- _Problem to work on_
Only the lines from the start of the data through the line containing "0.868,0.868,0.868,0.867,0.867,0.866,0.866,0.866,0.865,0.865]" should be written out, exactly as they are, with both ends included and the pictures left out.

## BEGIN

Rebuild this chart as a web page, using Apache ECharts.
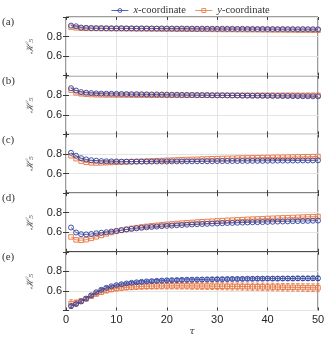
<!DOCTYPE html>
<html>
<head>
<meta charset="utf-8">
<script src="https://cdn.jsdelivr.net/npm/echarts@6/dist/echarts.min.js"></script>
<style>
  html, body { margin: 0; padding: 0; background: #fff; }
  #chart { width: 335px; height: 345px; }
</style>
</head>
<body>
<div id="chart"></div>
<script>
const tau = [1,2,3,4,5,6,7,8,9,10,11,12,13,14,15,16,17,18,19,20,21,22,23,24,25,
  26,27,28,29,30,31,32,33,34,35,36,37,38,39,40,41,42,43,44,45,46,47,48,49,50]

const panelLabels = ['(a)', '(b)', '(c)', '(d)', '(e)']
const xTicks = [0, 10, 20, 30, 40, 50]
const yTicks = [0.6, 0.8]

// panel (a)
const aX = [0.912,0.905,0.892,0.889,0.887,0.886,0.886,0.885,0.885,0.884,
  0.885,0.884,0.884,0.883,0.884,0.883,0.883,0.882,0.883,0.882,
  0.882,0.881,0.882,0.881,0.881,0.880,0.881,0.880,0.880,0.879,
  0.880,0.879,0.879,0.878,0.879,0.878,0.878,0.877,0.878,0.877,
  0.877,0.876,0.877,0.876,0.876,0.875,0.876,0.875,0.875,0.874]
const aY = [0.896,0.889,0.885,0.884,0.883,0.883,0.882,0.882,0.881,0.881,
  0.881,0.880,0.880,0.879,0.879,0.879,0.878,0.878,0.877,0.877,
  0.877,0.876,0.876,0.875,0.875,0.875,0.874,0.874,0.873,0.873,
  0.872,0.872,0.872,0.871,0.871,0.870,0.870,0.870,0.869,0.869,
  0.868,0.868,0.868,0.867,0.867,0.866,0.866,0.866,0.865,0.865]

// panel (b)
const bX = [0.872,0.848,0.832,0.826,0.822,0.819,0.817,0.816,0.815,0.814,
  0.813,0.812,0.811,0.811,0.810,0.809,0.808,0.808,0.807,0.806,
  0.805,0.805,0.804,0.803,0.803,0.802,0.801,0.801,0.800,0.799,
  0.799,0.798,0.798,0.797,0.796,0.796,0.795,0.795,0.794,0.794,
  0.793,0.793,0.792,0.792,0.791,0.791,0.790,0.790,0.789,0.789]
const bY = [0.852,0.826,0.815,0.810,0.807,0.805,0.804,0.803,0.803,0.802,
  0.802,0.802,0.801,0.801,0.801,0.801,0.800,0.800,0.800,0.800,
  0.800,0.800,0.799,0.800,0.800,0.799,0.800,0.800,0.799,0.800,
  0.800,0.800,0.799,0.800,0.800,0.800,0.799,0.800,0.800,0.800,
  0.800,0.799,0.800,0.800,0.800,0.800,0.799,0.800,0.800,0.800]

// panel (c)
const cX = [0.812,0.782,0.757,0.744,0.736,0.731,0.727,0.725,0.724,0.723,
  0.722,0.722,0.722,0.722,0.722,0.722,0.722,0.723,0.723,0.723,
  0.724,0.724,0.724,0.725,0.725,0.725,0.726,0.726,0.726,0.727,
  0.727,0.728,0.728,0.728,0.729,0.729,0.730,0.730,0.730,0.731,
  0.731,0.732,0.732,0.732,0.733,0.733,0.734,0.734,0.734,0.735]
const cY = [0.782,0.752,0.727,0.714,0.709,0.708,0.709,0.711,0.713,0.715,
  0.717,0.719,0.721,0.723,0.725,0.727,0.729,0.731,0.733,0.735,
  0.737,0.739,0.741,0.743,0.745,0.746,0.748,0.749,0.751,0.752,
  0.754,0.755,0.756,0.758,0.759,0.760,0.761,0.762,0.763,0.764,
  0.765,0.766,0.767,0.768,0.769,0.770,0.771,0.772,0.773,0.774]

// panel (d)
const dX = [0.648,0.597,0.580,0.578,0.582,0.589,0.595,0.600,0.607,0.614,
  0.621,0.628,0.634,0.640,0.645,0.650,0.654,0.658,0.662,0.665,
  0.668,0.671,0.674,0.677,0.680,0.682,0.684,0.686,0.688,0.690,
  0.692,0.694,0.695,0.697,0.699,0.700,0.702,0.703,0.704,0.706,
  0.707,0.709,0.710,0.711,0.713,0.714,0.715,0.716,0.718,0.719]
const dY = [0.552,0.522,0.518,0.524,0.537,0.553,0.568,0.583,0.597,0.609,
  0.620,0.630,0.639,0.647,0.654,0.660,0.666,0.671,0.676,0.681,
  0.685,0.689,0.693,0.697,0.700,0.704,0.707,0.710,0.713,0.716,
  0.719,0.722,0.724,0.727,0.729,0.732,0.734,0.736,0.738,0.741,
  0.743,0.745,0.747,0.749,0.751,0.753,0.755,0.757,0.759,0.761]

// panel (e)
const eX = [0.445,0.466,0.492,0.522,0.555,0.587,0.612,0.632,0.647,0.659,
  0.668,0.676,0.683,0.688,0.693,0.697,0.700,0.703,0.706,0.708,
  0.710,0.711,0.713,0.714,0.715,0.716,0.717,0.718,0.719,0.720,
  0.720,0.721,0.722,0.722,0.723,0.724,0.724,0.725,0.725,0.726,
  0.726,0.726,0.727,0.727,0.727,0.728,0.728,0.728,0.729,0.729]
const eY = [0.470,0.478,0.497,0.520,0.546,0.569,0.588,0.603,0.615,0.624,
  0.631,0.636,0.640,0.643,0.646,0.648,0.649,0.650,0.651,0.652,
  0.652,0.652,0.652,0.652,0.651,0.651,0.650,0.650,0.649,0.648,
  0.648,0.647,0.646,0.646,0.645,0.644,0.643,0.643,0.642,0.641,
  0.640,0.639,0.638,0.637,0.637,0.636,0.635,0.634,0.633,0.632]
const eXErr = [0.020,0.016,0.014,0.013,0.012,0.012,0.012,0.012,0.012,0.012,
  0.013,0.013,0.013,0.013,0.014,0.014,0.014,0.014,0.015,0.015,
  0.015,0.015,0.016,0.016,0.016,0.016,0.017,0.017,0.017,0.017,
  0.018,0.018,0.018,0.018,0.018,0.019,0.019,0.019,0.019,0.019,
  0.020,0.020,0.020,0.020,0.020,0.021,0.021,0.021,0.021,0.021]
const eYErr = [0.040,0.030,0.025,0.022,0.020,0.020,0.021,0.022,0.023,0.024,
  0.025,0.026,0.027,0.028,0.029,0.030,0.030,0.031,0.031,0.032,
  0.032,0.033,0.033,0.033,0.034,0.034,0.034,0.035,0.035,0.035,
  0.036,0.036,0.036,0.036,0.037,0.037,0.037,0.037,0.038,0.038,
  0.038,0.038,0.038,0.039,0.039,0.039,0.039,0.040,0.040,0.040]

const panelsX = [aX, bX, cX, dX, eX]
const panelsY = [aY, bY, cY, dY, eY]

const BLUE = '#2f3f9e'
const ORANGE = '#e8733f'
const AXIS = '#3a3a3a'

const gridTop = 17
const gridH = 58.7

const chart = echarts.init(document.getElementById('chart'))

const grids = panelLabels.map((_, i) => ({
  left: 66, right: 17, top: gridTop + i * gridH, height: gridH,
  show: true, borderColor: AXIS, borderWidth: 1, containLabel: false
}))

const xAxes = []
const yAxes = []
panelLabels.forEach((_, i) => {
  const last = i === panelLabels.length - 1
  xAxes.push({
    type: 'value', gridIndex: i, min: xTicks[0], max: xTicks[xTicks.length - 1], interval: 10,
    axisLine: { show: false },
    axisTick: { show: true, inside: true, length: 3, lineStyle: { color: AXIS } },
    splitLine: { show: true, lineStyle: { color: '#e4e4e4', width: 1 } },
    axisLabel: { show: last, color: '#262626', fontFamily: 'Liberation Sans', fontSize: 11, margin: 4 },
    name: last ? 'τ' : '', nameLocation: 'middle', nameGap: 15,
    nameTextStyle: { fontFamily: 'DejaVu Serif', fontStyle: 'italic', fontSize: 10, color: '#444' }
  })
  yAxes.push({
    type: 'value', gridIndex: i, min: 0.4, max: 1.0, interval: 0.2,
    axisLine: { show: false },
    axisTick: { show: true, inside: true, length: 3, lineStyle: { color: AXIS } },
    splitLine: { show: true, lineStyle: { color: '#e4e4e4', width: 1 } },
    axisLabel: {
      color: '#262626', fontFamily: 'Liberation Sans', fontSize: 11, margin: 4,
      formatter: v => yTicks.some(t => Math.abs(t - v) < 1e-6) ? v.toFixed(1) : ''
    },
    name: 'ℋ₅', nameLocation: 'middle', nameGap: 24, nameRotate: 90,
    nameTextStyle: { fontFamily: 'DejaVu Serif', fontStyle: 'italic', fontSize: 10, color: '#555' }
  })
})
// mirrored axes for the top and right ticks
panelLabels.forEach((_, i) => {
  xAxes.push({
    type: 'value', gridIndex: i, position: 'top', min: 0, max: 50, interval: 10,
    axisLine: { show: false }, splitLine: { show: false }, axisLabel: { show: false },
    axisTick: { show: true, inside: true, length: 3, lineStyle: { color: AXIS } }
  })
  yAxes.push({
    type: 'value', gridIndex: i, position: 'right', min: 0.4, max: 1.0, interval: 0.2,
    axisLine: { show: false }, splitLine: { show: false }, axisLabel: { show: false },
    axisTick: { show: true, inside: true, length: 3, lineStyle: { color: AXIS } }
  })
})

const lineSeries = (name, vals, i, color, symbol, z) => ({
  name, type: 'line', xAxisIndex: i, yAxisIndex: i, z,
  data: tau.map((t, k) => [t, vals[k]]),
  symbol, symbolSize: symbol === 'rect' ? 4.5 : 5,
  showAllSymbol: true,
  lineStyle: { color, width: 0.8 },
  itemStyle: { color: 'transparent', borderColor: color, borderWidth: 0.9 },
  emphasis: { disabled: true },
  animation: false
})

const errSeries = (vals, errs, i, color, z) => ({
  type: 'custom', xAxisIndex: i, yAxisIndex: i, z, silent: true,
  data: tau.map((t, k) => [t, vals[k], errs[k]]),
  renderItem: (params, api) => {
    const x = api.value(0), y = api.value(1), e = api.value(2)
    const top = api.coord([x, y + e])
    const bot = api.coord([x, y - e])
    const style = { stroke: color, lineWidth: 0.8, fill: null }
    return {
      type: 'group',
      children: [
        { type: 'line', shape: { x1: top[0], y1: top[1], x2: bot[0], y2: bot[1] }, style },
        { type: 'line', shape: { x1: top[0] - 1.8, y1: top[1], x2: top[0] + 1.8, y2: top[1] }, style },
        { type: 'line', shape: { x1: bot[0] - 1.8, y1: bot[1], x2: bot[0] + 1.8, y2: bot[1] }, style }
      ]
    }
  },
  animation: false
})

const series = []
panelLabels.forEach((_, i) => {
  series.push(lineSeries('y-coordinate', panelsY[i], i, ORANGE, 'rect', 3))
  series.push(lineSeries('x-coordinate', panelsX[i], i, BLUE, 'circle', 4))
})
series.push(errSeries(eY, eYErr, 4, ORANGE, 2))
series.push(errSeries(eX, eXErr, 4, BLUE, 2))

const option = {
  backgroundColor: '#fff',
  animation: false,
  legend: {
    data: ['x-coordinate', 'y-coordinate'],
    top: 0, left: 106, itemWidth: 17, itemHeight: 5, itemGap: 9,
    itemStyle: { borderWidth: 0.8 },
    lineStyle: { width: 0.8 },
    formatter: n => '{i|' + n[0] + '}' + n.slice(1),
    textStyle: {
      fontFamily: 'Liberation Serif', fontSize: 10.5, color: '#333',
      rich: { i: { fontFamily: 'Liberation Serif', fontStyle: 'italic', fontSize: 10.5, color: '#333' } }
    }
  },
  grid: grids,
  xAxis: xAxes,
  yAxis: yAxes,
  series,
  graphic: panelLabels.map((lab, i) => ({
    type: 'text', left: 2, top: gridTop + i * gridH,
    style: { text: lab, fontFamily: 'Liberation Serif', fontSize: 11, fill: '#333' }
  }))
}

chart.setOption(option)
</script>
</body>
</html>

## END

- _Final result_
Rebuild this chart as a web page, using Apache ECharts.
<!DOCTYPE html>
<html>
<head>
<meta charset="utf-8">
<script src="https://cdn.jsdelivr.net/npm/echarts@6/dist/echarts.min.js"></script>
<style>
  html, body { margin: 0; padding: 0; background: #fff; }
  #chart { width: 335px; height: 345px; }
</style>
</head>
<body>
<div id="chart"></div>
<script>
const tau = [1,2,3,4,5,6,7,8,9,10,11,12,13,14,15,16,17,18,19,20,21,22,23,24,25,
  26,27,28,29,30,31,32,33,34,35,36,37,38,39,40,41,42,43,44,45,46,47,48,49,50]

const panelLabels = ['(a)', '(b)', '(c)', '(d)', '(e)']
const xTicks = [0, 10, 20, 30, 40, 50]
const yTicks = [0.6, 0.8]

// panel (a)
const aX = [0.912,0.905,0.892,0.889,0.887,0.886,0.886,0.885,0.885,0.884,
  0.885,0.884,0.884,0.883,0.884,0.883,0.883,0.882,0.883,0.882,
  0.882,0.881,0.882,0.881,0.881,0.880,0.881,0.880,0.880,0.879,
  0.880,0.879,0.879,0.878,0.879,0.878,0.878,0.877,0.878,0.877,
  0.877,0.876,0.877,0.876,0.876,0.875,0.876,0.875,0.875,0.874]
const aY = [0.896,0.889,0.885,0.884,0.883,0.883,0.882,0.882,0.881,0.881,
  0.881,0.880,0.880,0.879,0.879,0.879,0.878,0.878,0.877,0.877,
  0.877,0.876,0.876,0.875,0.875,0.875,0.874,0.874,0.873,0.873,
  0.872,0.872,0.872,0.871,0.871,0.870,0.870,0.870,0.869,0.869,
  0.868,0.868,0.868,0.867,0.867,0.866,0.866,0.866,0.865,0.865]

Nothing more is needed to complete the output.